Roisin Flanagan

Personal information
- Nationality: Irish
- Born: 2 May 1997 (age 29)

Sport
- Sport: Athletics
- Event: Long distance running
- College team: Adams State Grizzlies

Achievements and titles
- Personal best(s): 1500m: 4:15.50 (Dublin, 2021) Mile: 4:40.12 (Albuquerque, 2024) 3000m: 8:53.02 (Glasgow, 2024) 2 Miles: 9:36.70 (New York, 2024) 5000m: 15:26.32 (Walnut, 2023)

Medal record
Women's athletics
Representing Ireland
European Cross Country Championships
| Bronze medal – third place | 2022 Turin | Team |
| Silver medal – second place | 2019 Lisbon | U23 team |

= Roisin Flanagan =

Irish athlete (born 1997)

Roisin Flanagan (born 2 May 1997) is an Irish long-distance runner. She has represented the Republic of Ireland at multiple international championships, and Northern Ireland at the 2022 Commonwealth Games. Her twin sister Eilish Flanagan is similarly an international long-distance runner.
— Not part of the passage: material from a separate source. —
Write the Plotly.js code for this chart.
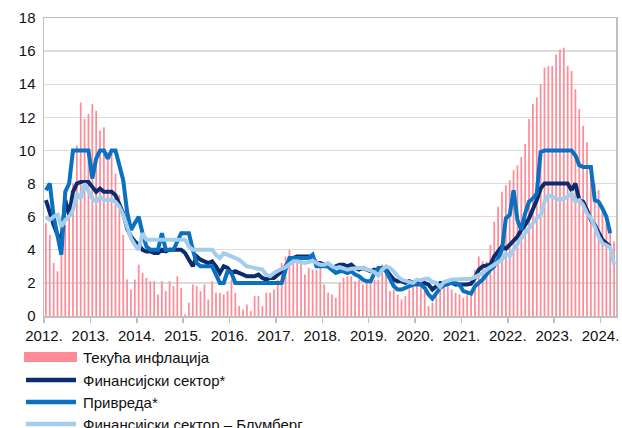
<!DOCTYPE html>
<html>
<head>
<meta charset="utf-8">
<script src="https://cdn.plot.ly/plotly-3.0.1.min.js"></script>
<style>html,body{margin:0;padding:0;background:#fff;}#chart{width:622px;height:428px;}</style>
</head>
<body>
<div id="chart"></div>
<script>
// Monthly data, Jan 2012 – Apr 2024
const yearLabels = ["2012.","2013.","2014.","2015.","2016.","2017.","2018.","2019.","2020.","2021.","2022.","2023.","2024."];

const inflation = [
5.6,4.9,3.2,2.7,3.9,5.5,6.1,8.0,10.3,12.9,11.9,12.2,
12.8,12.4,11.2,11.4,9.9,9.8,8.6,7.3,4.9,2.2,1.6,2.2,
3.1,2.6,2.3,2.1,2.1,1.3,2.1,1.5,2.1,1.8,2.4,1.7,
0.1,0.8,1.9,1.8,1.5,1.9,1.0,2.1,1.4,1.4,1.3,1.5,
2.2,1.4,0.6,0.4,0.7,0.3,1.2,1.2,0.6,1.4,1.4,1.6,
2.2,3.2,3.6,4.0,3.5,3.5,3.2,2.5,2.9,2.8,2.8,3.0,
1.9,1.4,1.3,1.1,2.0,2.3,2.4,2.4,2.1,2.2,1.9,2.0,
2.1,2.2,2.2,3.1,2.8,1.5,1.6,1.3,1.0,1.2,1.6,1.8,
1.9,1.8,1.5,0.6,0.8,1.2,1.6,1.8,1.8,1.6,1.4,1.3,
1.1,1.3,1.4,2.8,3.6,3.3,3.3,4.3,5.7,6.6,7.5,7.9,
8.2,8.8,9.1,9.6,10.4,11.9,12.8,13.2,14.0,15.0,15.1,15.1,
15.8,16.1,16.2,15.1,14.8,13.7,12.5,11.5,10.5,8.6,8.0,7.6,
6.4,5.6,5.0,4.5
];

const finSector = [
7.0,6.2,5.5,4.9,4.6,7.0,6.1,7.5,8.0,8.1,8.1,8.1,
7.8,7.5,7.7,7.5,7.5,7.5,7.3,6.8,6.2,5.3,4.8,4.5,
4.3,4.0,3.9,3.9,3.8,3.8,4.0,3.9,4.0,4.0,4.0,4.0,
3.8,3.4,3.0,3.6,3.4,3.3,3.2,3.3,3.0,2.6,3.0,2.9,
2.6,2.7,2.6,2.5,2.4,2.4,2.4,2.5,2.3,2.2,2.3,2.3,
2.5,2.7,3.0,3.3,3.5,3.6,3.6,3.6,3.6,3.5,3.2,3.2,
3.1,3.0,2.8,3.0,3.1,3.1,3.0,3.1,2.9,2.8,2.9,2.8,
2.7,2.8,2.7,2.9,2.8,2.5,2.2,2.1,2.1,2.0,2.1,2.0,
2.1,2.0,2.0,1.9,1.6,1.8,2.0,2.0,2.0,2.0,1.9,1.9,
1.85,1.9,1.95,2.3,2.8,3.0,3.05,3.1,3.6,3.9,4.2,4.05,
4.3,4.5,4.8,5.2,5.5,5.9,6.4,7.0,7.7,8.0,8.0,8.0,
8.0,8.0,8.0,8.0,7.6,8.0,7.0,6.9,6.4,5.8,5.5,5.1,
4.6,4.4,4.2,null
];

const economy = [
7.6,8.0,6.0,4.8,3.7,7.5,8.0,10,10,10,10,10,
8.3,9.5,10,10,9.5,10,10,9.2,8.2,6.3,5.2,5.6,
6.0,5.0,4.2,4.0,4.0,4.0,5.0,4.0,4.0,4.0,4.5,5.0,
5.0,5.0,4.0,3.2,3.0,3.0,3.0,3.0,2.5,2.0,2.0,2.7,
2.6,2.0,2.0,2.0,2.0,2.0,2.0,2.0,2.0,2.0,2.0,2.0,
2.0,2.0,2.8,3.5,3.5,3.5,3.5,3.5,3.5,3.7,3.0,3.0,
3.0,3.0,2.8,2.6,2.7,2.7,2.6,2.7,2.5,2.4,2.2,2.1,
2.1,2.6,2.9,2.9,2.7,2.2,1.8,1.6,1.6,1.7,1.8,1.9,
1.9,1.9,1.7,1.3,1.05,1.4,1.7,1.85,1.95,2.0,2.0,1.9,
1.5,1.45,1.35,1.8,2.0,2.2,2.5,2.8,3.0,3.5,4.0,5.9,
6.1,7.6,5.8,5.2,6.2,6.9,7.1,7.4,9.9,10,10,10,
10,10,10,10,10,9.7,9.1,9.0,9.0,9.0,7.0,6.9,
6.5,6.0,5.0,null
];

const bloomberg = [
6.0,5.8,6.0,6.1,5.4,5.8,6.0,6.4,7.4,7.1,8.0,7.6,
7.1,6.9,7.2,7.0,7.0,7.0,6.9,6.6,6.1,5.4,4.7,4.3,
4.0,5.0,4.6,4.6,4.6,4.6,4.6,4.6,4.6,4.6,4.6,4.6,
4.6,4.2,4.0,4.0,4.0,4.0,4.0,4.0,3.7,3.5,3.8,3.7,
3.6,3.5,3.4,3.2,3.0,2.95,2.9,2.85,2.8,2.5,2.4,2.6,
2.75,2.85,2.95,3.1,3.3,3.3,3.25,3.2,3.25,3.35,3.2,3.1,
3.1,3.2,3.0,2.9,2.95,2.9,2.8,2.85,2.9,2.9,2.9,2.8,
2.75,2.65,2.45,2.8,3.0,2.9,2.7,2.4,2.2,2.1,2.05,2.0,
2.2,2.15,2.25,2.25,2.05,2.0,1.75,2.05,2.15,2.2,2.2,2.2,
2.2,2.2,2.25,2.35,2.45,2.6,2.8,2.95,3.1,3.2,3.4,3.8,
3.6,4.0,4.4,4.7,5.0,5.3,5.6,5.9,6.1,6.9,7.3,7.2,
7.1,7.0,7.1,7.2,7.4,6.9,7.0,6.7,6.2,5.9,5.4,4.8,
4.4,4.25,4.15,3.1
];

const seriesNames = ["Текућа инфлација","Финансијски сектор*","Привреда*","Финансијски сектор – Блумберг"];
const colors = {pink:"#FF8B97", navy:"#0B2D6F", blue:"#0A70C2", light:"#A3CDEC"};

const idx = inflation.map((_, i) => i);
const tickVals = yearLabels.map((_, k) => k * 12 - 0.5);

const FONT = "Liberation Sans, Arial, sans-serif";

const traces = [
  {type:"bar", x: idx, y: inflation, name: seriesNames[0], marker:{color: colors.pink}, hoverinfo:"skip"},
  {type:"scatter", mode:"lines", x: idx, y: finSector, name: seriesNames[1], line:{color: colors.navy, width:4}, hoverinfo:"skip"},
  {type:"scatter", mode:"lines", x: idx, y: economy, name: seriesNames[2], line:{color: colors.blue, width:4}, hoverinfo:"skip"},
  {type:"scatter", mode:"lines", x: idx, y: bloomberg, name: seriesNames[3], line:{color: colors.light, width:4}, hoverinfo:"skip"}
];

// custom legend (pixel -> paper helpers)
const L = 44, T = 18, W = 572, H = 298;
const px = v => (v - L) / W;
const py = v => (T + H - v) / H;
const rows = [357, 380, 402, 424];
const shapes = [
  {type:"rect", xref:"paper", yref:"paper", x0:px(24), x1:px(77), y0:py(362), y1:py(352), fillcolor:colors.pink, line:{width:0}},
  {type:"line", xref:"paper", yref:"paper", x0:px(26), x1:px(76), y0:py(rows[1]), y1:py(rows[1]), line:{color:colors.navy, width:4.5}},
  {type:"line", xref:"paper", yref:"paper", x0:px(26), x1:px(76), y0:py(rows[2]), y1:py(rows[2]), line:{color:colors.blue, width:4.5}},
  {type:"line", xref:"paper", yref:"paper", x0:px(26), x1:px(76), y0:py(rows[3]), y1:py(rows[3]), line:{color:colors.light, width:4.5}}
];
const annotations = seriesNames.map((t, k) => ({
  text: t, xref:"paper", yref:"paper", x: px(81), y: py(rows[k]), xanchor:"left", yanchor:"middle",
  showarrow:false, font:{family: FONT, size:15, color:"#111"}
}));

const layout = {
  width:622, height:428,
  margin:{l:L, r:622-L-W, t:T, b:428-T-H},
  paper_bgcolor:"#fff", plot_bgcolor:"#fff",
  showlegend:false,
  bargap:0.55,
  font:{family: FONT, size:15, color:"#111"},
  xaxis:{
    range:[-0.5, inflation.length - 0.5], tickmode:"array", tickvals: tickVals, ticktext: yearLabels,
    ticks:"outside", ticklen:5, tickcolor:"#BFBFBF", tickwidth:1.5,
    showgrid:false, zeroline:false, showline:true, mirror:true, linecolor:"#BFBFBF", linewidth:1.5,
    tickfont:{family: FONT, size:15, color:"#111"}
  },
  yaxis:{
    range:[0,18], dtick:2, tick0:0, ticks:"outside", ticklen:4, tickcolor:"rgba(0,0,0,0)",
    showgrid:true, gridcolor:"#DCDCDC", gridwidth:1.3, zeroline:false,
    showline:true, mirror:true, linecolor:"#BFBFBF", linewidth:1.5,
    tickfont:{family: FONT, size:15, color:"#111"}
  },
  shapes: shapes,
  annotations: annotations
};

Plotly.newPlot("chart", traces, layout, {displayModeBar:false, staticPlot:true});
</script>
</body>
</html>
== Early life and education ==
From Gortin in County Tyrone, Flanagan attended Sacred Heart College, Omagh before she and her twin sister, Eilish Flanagan, also a distance runner, earned scholarships at Adams State University in Colorado. They were named Sportswomen of the Month in December 2022 by the Irish Times.

==Career==
Flanagan competes for Finn Valley Athletic Club. She ran at the 2022 European Athletics Championships in Munich, Germany, where she finished 14th overall in the 5000m race. Flanagan broke her own Northern Ireland record by over a second when she finished 11th in 15:26.76 in the 5,000 metres at the 2022 Commonwealth Games in Birmingham. It was the fourth time in a year she had broken the record.
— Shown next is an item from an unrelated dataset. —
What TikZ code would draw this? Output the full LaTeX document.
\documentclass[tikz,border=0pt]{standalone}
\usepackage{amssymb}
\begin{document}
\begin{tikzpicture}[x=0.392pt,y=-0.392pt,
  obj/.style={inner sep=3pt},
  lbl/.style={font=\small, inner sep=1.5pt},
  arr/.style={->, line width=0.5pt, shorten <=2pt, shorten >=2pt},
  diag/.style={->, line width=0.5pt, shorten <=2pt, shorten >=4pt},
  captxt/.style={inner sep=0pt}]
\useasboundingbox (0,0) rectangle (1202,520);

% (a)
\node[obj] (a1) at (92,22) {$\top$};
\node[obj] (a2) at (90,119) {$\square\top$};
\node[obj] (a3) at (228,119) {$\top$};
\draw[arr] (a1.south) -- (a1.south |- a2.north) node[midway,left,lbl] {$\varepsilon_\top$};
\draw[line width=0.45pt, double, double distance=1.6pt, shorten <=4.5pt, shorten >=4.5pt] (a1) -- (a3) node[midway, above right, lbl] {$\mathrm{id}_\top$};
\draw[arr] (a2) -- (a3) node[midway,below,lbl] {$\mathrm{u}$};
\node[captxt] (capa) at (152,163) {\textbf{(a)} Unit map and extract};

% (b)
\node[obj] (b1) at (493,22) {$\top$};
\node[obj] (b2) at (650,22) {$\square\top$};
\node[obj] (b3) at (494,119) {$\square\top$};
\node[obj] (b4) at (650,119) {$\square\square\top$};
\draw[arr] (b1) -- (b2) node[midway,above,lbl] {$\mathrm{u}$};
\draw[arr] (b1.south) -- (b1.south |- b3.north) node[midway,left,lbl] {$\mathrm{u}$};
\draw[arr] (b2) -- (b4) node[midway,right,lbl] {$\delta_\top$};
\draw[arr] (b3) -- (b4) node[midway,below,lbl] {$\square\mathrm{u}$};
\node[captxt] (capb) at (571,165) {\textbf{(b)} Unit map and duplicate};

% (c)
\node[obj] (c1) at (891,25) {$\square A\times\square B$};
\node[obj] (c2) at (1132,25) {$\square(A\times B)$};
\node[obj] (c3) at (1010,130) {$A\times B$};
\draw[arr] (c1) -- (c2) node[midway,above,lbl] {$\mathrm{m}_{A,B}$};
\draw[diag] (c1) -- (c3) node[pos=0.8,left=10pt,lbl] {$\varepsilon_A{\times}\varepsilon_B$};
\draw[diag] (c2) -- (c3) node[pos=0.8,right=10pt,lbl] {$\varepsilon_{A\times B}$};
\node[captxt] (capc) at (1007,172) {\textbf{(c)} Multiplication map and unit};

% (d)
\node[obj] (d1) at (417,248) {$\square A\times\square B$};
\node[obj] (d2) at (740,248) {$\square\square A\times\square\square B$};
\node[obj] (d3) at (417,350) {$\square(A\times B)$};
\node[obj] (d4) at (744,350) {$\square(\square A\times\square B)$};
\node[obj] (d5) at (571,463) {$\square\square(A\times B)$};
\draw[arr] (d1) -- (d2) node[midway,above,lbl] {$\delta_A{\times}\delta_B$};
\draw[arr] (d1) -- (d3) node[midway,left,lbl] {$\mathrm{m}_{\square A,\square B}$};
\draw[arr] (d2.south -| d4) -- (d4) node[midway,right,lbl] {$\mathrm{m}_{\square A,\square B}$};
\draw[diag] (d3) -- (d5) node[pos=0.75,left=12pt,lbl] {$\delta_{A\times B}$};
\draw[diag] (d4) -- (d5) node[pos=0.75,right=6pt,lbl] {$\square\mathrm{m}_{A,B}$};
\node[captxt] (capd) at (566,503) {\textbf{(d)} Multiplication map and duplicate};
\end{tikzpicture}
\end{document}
In December 2022, Flanagan participated in the European Cross County Championships in Turin, Italy in a team alongside her twin sister, where they helped secure a bronze team medal for Ireland in the team event.
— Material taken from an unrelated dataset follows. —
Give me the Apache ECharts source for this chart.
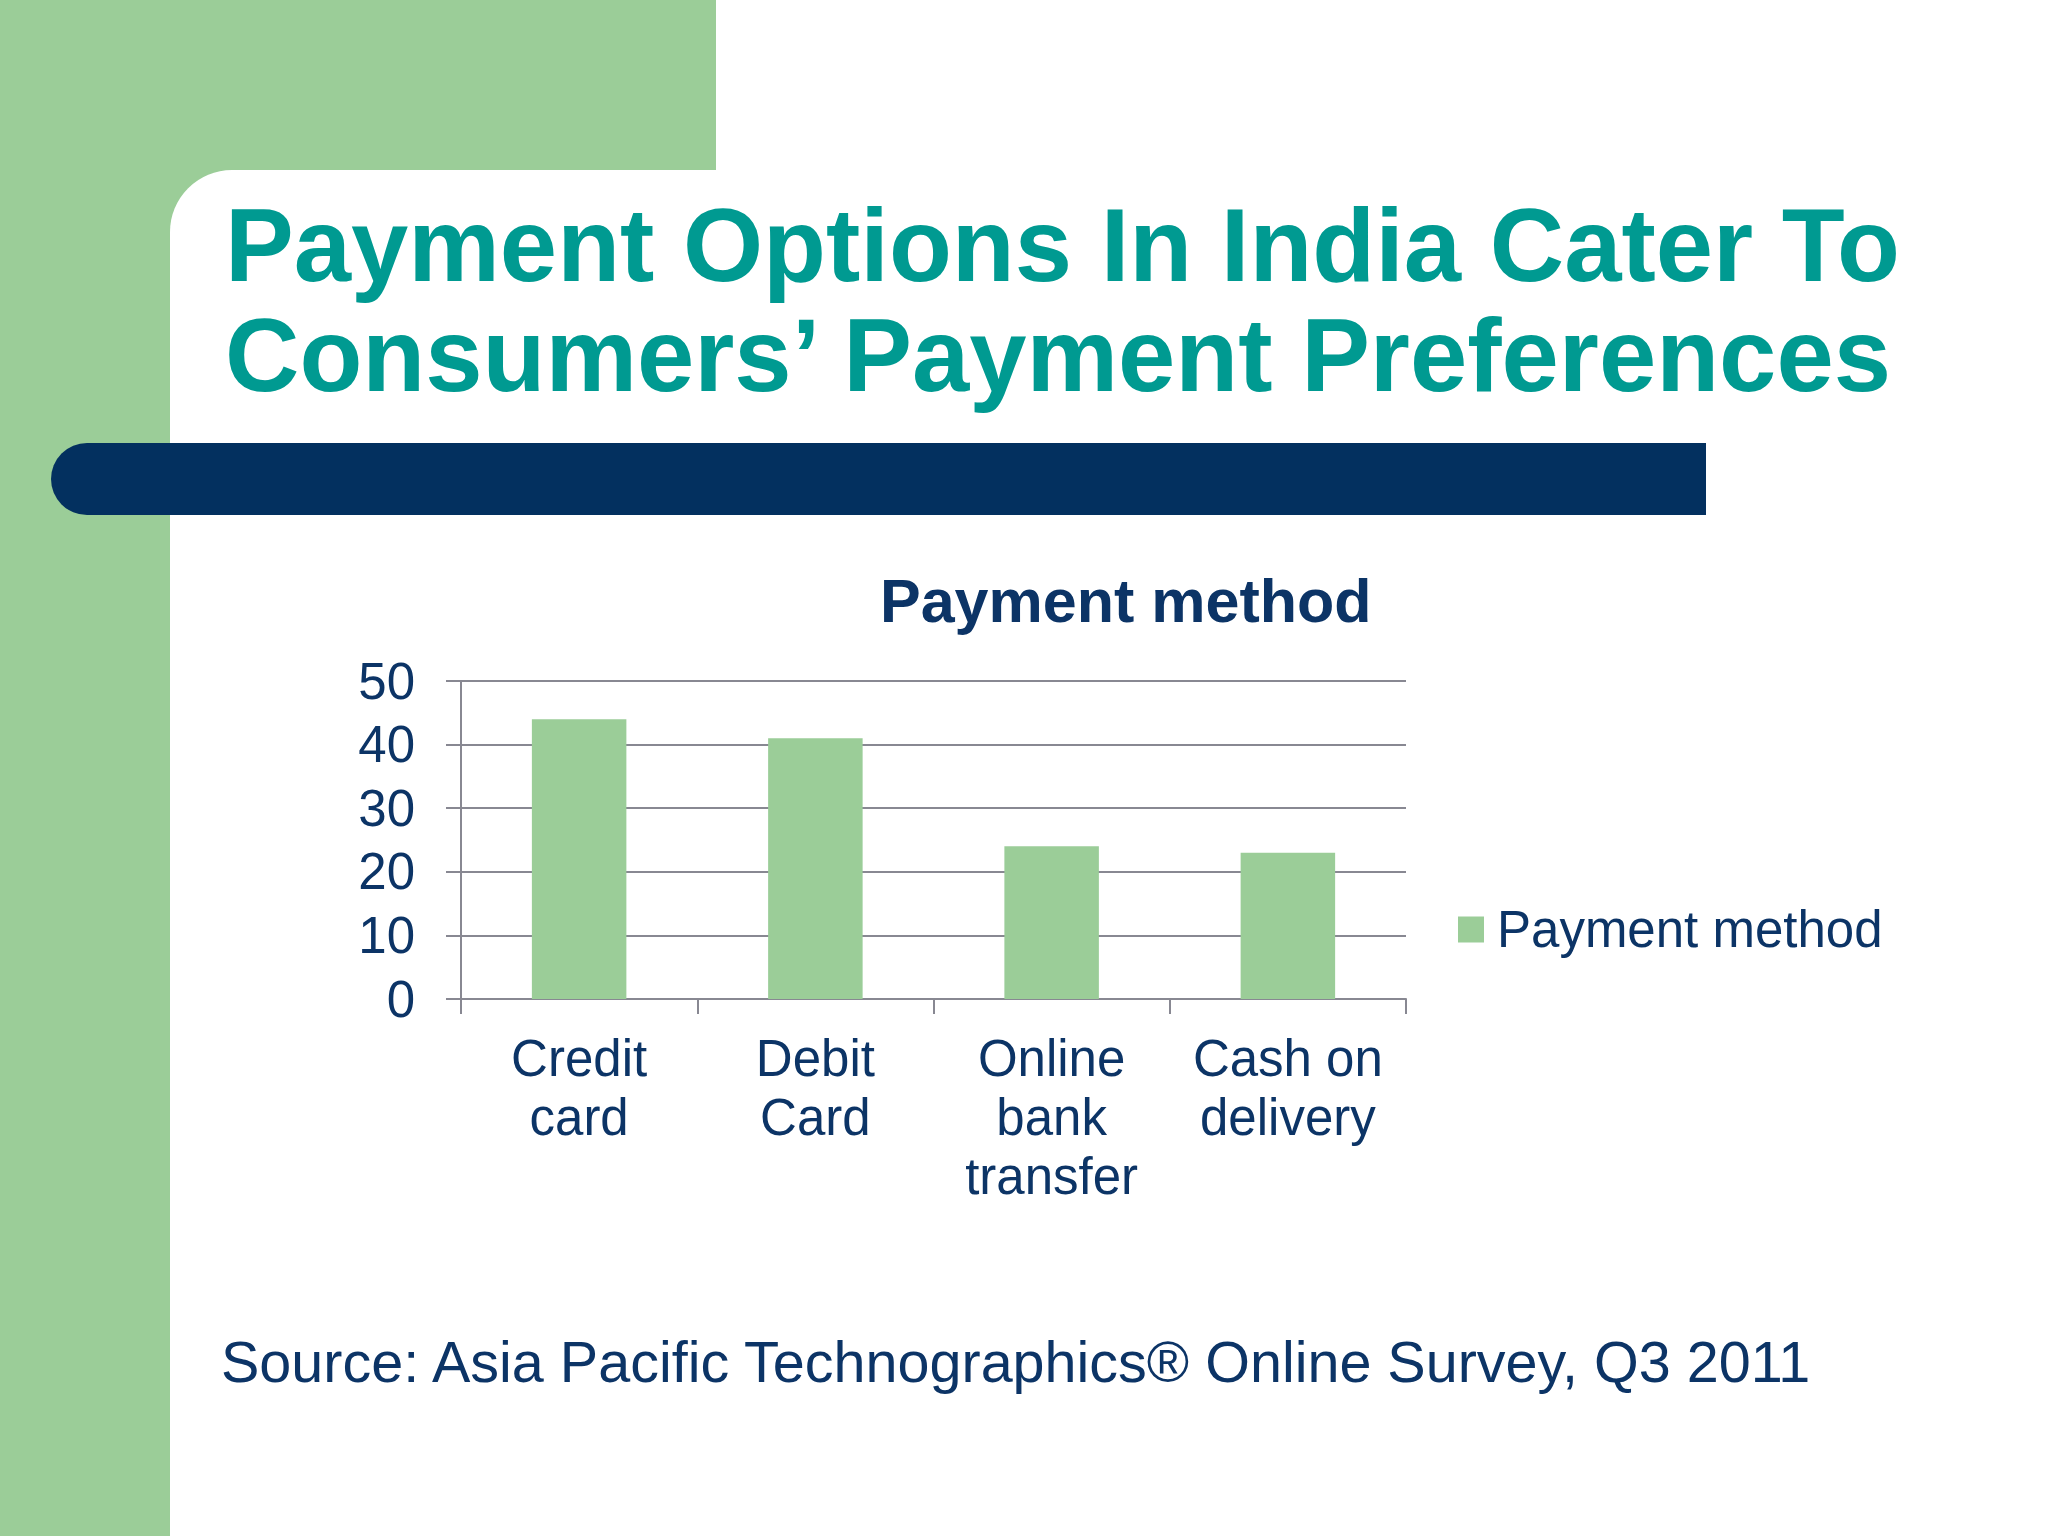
<!DOCTYPE html>
<html>
<head>
<meta charset="utf-8">
<script src="https://cdn.jsdelivr.net/npm/echarts@6/dist/echarts.min.js"></script>
<style>
  html, body { margin: 0; padding: 0; background: #ffffff; }
  #chart { width: 2048px; height: 1536px; }
</style>
</head>
<body>
<div id="chart"></div>
<script>
// ---- data ----
const slideTitle = "Payment Options In India Cater To\nConsumers\u2019 Payment Preferences";
const chartTitle = "Payment method";
const seriesName = "Payment method";
const categories = ["Credit\ncard", "Debit\nCard", "Online\nbank\ntransfer", "Cash on\ndelivery"];
const values = [44, 41, 24, 23];
const yMin = 0, yMax = 50, yStep = 10;
const sourceNote = "Source: Asia Pacific Technographics\u00AE Online Survey, Q3 2011";

// ---- styles ----
const GREEN = '#9BCD98';
const NAVY_TEXT = '#0C3466';
const NAVY_BAR = '#03305F';
const TEAL = '#009A91';
const GRID = '#888892';
const FONT = '"Liberation Sans", Arial, sans-serif';

const chart = echarts.init(document.getElementById('chart'), null, { renderer: 'svg' });

chart.setOption({
  backgroundColor: '#ffffff',
  animation: false,
  graphic: [
    { type: 'rect', z: -10, shape: { x: 0, y: 0, width: 716, height: 300 }, style: { fill: GREEN } },
    { type: 'rect', z: -10, shape: { x: 0, y: 0, width: 170, height: 1536 }, style: { fill: GREEN } },
    { type: 'rect', z: -9, shape: { x: 170, y: 170, width: 1878, height: 1366, r: [62, 0, 0, 0] }, style: { fill: '#ffffff' } },
    { type: 'rect', z: -8, shape: { x: 51, y: 443, width: 1655, height: 72, r: [36, 0, 0, 36] }, style: { fill: NAVY_BAR } }
  ],
  title: [
    {
      text: slideTitle,
      left: 225, top: 190,
      padding: 0,
      textStyle: { fontFamily: FONT, fontWeight: 'bold', fontSize: 103, lineHeight: 110, color: TEAL }
    },
    {
      text: chartTitle,
      left: 880, top: 570,
      padding: 0,
      textStyle: { fontFamily: FONT, fontWeight: 'bold', fontSize: 61, lineHeight: 61, color: NAVY_TEXT }
    },
    {
      text: sourceNote,
      left: 221, top: 1333,
      padding: 0,
      textStyle: { fontFamily: FONT, fontWeight: 'normal', fontSize: 57.5, lineHeight: 57.5, color: NAVY_TEXT }
    }
  ],
  legend: {
    show: true,
    data: [seriesName],
    left: 1458, top: 904,
    padding: 0,
    itemWidth: 26, itemHeight: 26,
    icon: 'rect',
    textStyle: { fontFamily: FONT, fontSize: 51, color: NAVY_TEXT, padding: [0, 0, 0, 8] }
  },
  grid: {
    left: 461, right: 642, top: 681, bottom: 537,
    outerBoundsMode: 'none'
  },
  xAxis: {
    type: 'category',
    data: categories,
    boundaryGap: true,
    axisLine: { show: true, lineStyle: { color: GRID, width: 2 } },
    axisTick: { show: true, alignWithLabel: false, length: 15, lineStyle: { color: GRID, width: 2 } },
    axisLabel: {
      interval: 0, margin: 30, hideOverlap: false,
      fontFamily: FONT, fontSize: 51, lineHeight: 59, color: NAVY_TEXT, align: 'center'
    },
    splitLine: { show: false }
  },
  yAxis: {
    type: 'value',
    min: yMin, max: yMax, interval: yStep,
    axisLine: { show: true, lineStyle: { color: GRID, width: 2 } },
    axisTick: { show: true, length: 15, lineStyle: { color: GRID, width: 2 } },
    axisLabel: { margin: 46, fontFamily: FONT, fontSize: 51, color: NAVY_TEXT },
    splitLine: { show: true, lineStyle: { color: GRID, width: 2 } }
  },
  series: [{
    name: seriesName,
    type: 'bar',
    data: values,
    barWidth: '40%',
    itemStyle: { color: GREEN },
    emphasis: { disabled: true }
  }]
});
</script>
</body>
</html>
In May 2023, Flanagan took half a second off her own Northern Ireland 5000m record, whilst competing in California.

Flanagan set an Irish record over 2 Miles (9:36.70) when competing at the Millrose Games in February 2024 in New York. She was selected for the 2024 World Athletics Indoor Championships in Glasgow where she competed in the women's 3000 metres race and ran a personal best time of 8:53.02.

She won the 3000 metres race at the Irish Indoor Athletics Championships at Abbotstown on 23 February 2025 in 9:14.02.